→ **THE RECORDS**
+ + + +

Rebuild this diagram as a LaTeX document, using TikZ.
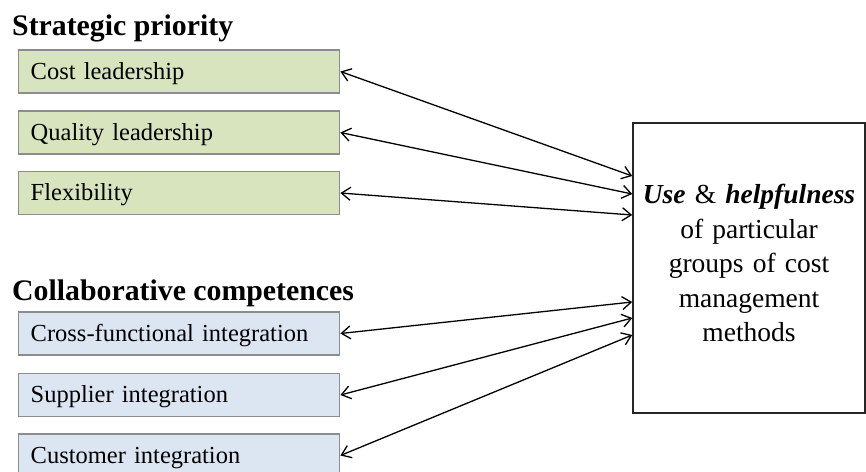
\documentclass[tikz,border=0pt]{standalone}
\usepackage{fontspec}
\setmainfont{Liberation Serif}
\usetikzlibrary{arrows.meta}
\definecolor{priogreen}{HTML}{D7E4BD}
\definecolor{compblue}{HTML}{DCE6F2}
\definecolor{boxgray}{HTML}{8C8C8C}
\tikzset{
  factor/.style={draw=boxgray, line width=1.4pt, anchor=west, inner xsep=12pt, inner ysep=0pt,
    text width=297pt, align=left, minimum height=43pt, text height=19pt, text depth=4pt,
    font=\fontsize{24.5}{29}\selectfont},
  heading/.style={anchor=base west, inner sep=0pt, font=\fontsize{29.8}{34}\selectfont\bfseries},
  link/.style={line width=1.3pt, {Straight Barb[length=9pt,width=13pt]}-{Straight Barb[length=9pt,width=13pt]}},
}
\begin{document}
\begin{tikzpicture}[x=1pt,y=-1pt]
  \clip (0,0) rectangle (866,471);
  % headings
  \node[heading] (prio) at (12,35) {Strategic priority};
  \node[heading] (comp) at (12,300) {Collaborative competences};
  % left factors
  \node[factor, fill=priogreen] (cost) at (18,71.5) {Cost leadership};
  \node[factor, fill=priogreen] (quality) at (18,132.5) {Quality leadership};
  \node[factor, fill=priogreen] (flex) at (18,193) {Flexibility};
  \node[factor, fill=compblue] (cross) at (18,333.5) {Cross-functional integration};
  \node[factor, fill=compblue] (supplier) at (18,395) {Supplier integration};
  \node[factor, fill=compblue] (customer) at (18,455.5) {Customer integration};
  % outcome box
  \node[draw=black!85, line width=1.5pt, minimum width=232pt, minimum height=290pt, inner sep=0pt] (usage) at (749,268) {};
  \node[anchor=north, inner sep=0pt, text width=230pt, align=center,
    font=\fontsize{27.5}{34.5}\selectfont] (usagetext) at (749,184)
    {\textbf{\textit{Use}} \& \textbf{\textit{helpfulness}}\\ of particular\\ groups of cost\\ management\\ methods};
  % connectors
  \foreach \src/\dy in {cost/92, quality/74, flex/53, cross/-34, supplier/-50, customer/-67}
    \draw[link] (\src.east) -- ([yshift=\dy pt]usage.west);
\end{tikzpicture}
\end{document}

+ + + +

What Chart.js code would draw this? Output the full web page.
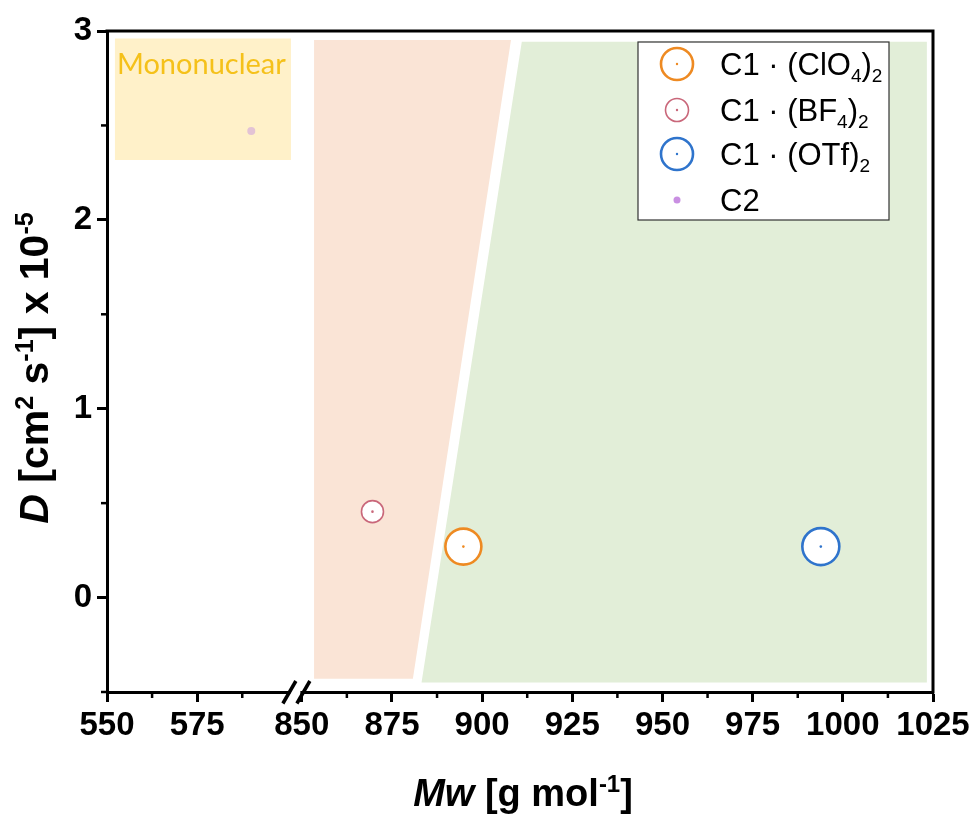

+ + + +

→ **WHAT TO WORK ON**
Pick out all the lines with the word "this" in them and copy them.

→ **RESULT OF THE EXERCISE**
Rebuild this diagram as a LaTeX document, using TikZ.
What Chart.js code would draw this? Output the full web page.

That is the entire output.